Start of AVAILABLE DATA

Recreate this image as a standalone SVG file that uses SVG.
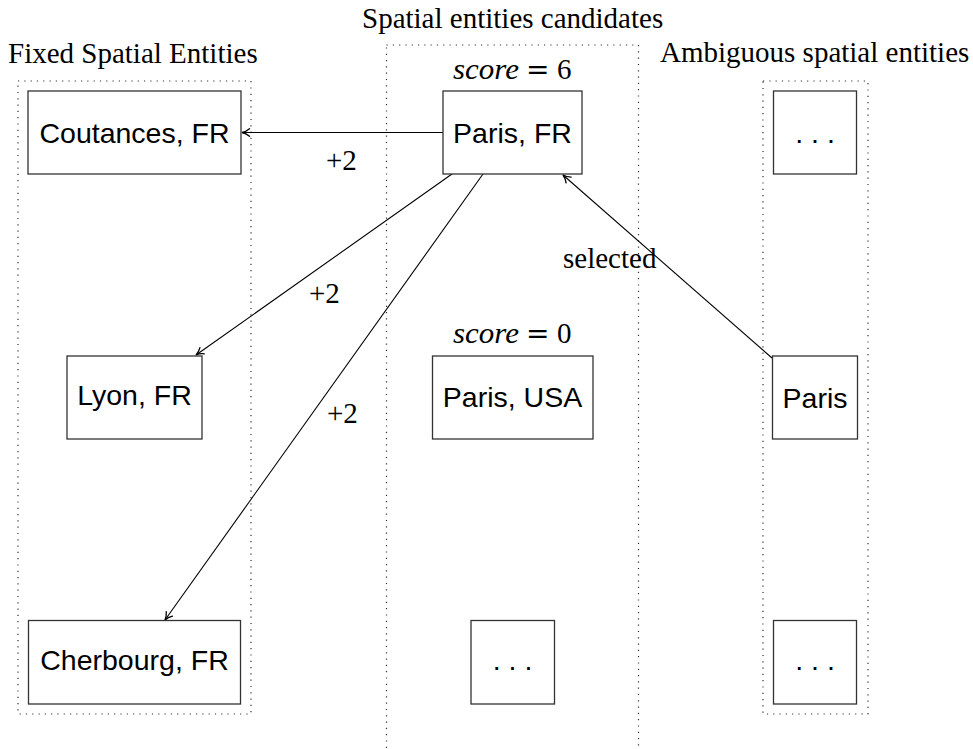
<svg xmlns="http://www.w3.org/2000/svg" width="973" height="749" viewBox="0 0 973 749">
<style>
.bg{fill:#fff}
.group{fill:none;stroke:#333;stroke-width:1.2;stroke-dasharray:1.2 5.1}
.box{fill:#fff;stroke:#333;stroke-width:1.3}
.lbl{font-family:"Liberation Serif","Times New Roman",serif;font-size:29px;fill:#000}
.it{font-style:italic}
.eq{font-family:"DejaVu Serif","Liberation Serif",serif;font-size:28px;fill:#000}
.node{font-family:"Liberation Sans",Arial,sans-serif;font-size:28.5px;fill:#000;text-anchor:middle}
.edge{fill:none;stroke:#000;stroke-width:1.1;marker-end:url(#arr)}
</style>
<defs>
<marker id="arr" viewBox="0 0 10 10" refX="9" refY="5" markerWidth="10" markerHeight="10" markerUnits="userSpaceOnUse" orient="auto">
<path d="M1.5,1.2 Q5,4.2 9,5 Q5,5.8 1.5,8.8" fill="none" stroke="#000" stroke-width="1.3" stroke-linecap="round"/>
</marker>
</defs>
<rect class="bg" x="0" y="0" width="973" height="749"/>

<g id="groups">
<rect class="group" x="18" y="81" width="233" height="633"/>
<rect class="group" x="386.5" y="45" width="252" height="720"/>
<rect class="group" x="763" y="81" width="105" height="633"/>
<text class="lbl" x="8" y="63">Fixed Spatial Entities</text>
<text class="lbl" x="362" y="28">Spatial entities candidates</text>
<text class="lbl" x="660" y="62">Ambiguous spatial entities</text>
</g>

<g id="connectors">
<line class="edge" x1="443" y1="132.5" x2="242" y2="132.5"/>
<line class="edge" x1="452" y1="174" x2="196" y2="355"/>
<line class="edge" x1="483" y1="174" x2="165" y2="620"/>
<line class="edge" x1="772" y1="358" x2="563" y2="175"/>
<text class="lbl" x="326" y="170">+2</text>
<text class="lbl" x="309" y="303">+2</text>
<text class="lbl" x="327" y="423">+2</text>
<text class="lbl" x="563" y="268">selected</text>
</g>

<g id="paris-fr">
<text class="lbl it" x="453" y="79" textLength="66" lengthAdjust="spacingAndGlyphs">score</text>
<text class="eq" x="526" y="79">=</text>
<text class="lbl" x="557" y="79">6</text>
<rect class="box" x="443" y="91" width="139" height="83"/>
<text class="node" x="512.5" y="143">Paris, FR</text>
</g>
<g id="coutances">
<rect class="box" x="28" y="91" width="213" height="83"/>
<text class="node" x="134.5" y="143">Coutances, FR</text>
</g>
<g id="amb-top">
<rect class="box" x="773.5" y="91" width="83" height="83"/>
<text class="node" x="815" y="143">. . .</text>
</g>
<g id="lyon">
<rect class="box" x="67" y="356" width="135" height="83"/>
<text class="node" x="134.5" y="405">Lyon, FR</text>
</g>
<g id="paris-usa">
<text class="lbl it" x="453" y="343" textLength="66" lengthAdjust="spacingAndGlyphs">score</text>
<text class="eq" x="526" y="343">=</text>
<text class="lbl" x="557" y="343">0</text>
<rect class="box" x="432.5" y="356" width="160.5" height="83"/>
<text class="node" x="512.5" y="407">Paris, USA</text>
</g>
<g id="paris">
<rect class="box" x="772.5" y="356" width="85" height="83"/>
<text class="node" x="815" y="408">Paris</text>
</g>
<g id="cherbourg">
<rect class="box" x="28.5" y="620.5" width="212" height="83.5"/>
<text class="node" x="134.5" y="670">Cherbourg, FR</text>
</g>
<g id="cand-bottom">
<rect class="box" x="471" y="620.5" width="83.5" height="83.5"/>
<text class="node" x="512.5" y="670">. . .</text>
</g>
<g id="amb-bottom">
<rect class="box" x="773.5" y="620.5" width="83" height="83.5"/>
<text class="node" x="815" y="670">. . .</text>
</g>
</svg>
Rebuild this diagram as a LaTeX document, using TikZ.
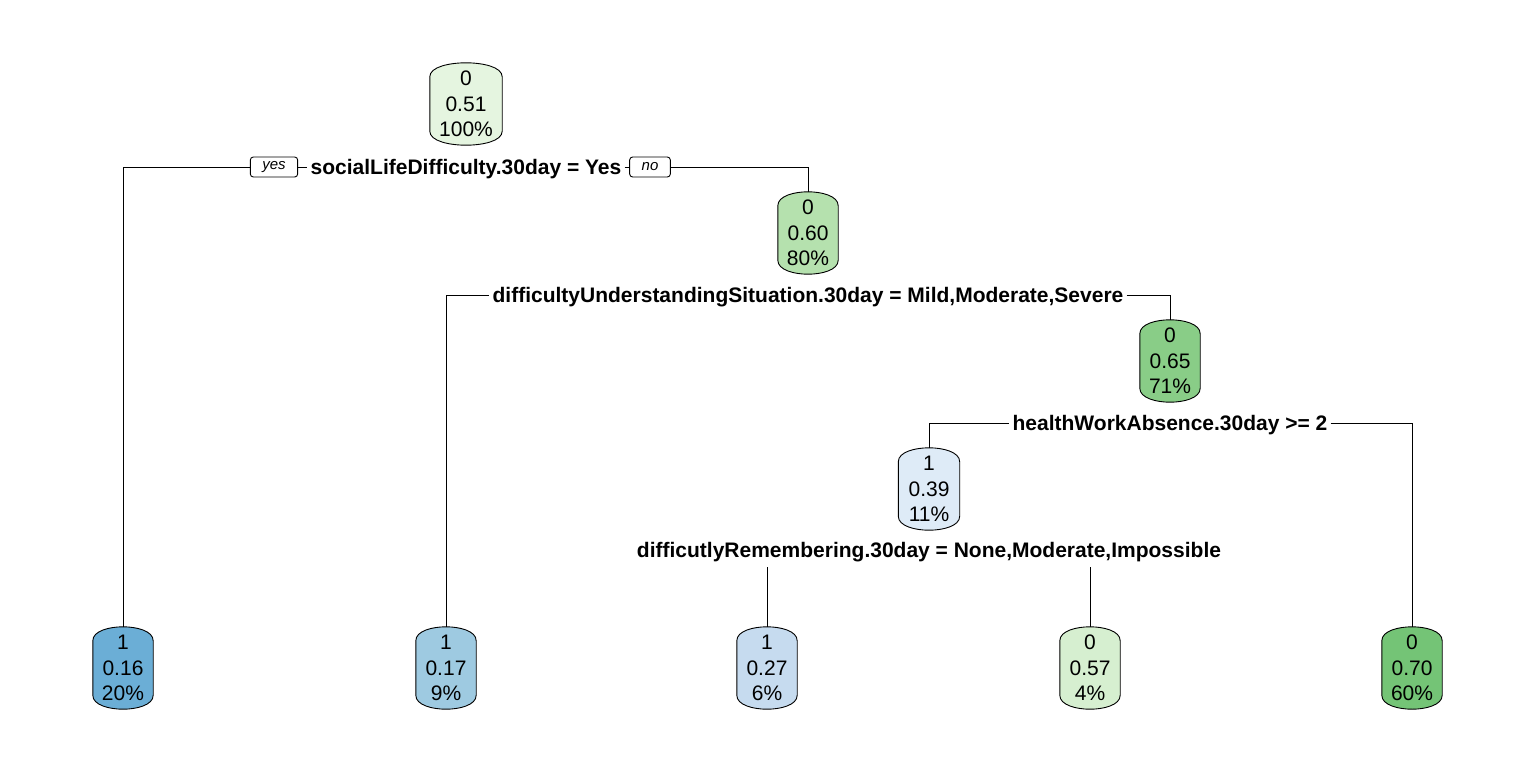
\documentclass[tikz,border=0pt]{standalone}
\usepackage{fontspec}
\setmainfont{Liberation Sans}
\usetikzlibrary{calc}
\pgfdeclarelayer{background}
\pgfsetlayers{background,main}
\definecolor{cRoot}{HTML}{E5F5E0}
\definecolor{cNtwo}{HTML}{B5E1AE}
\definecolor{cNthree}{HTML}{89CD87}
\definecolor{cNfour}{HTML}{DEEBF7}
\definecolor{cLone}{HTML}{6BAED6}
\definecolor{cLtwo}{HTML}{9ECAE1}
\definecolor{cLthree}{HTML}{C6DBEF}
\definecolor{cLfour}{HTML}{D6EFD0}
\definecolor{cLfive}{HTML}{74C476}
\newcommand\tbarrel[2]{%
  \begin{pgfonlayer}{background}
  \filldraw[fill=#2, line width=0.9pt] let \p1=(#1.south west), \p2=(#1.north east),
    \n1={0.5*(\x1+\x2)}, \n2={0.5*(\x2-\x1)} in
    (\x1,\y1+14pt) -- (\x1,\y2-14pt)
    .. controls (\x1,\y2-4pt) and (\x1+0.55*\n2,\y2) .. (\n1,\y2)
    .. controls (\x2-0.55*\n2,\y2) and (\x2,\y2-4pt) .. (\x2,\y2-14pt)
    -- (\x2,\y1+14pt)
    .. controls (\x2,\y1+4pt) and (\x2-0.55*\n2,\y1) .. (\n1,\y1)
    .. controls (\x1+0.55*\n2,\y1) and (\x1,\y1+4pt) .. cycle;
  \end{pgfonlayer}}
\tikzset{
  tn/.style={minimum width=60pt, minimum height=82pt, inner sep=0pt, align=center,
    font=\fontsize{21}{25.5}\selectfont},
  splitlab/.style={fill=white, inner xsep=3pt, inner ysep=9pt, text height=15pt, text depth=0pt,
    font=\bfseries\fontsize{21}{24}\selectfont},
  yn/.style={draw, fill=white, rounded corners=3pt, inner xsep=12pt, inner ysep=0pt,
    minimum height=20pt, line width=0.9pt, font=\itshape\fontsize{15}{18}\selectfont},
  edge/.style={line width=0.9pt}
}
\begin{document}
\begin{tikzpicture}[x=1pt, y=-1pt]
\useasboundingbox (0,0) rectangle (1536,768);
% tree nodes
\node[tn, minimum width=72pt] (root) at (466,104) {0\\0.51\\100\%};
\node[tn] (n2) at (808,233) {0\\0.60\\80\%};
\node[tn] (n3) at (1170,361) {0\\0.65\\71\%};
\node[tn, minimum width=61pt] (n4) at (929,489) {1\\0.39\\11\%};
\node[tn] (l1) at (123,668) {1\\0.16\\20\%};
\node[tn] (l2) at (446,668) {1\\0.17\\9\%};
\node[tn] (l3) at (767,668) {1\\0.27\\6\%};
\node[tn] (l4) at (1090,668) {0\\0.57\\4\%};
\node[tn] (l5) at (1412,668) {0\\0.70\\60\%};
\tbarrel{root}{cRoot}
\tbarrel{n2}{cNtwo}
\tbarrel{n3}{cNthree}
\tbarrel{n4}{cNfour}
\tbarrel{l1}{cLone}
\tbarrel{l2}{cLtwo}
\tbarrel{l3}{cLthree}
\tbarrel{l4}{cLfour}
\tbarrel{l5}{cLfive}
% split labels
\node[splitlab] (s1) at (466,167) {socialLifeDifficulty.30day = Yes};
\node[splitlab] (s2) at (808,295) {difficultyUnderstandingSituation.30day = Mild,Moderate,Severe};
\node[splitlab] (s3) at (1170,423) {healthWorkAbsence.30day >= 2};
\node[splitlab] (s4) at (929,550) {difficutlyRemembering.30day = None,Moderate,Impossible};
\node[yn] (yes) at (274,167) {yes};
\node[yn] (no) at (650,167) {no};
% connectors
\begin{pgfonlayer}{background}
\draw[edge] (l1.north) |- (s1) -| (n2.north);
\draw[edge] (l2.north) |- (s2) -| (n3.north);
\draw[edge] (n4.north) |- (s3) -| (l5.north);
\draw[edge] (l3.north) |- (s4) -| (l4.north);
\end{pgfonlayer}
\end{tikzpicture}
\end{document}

End of AVAILABLE DATA

SHORT PROBLEM: State how many lines above contain the string "standalone", with no other words.

SOLUTION TO THE PROBLEM: 2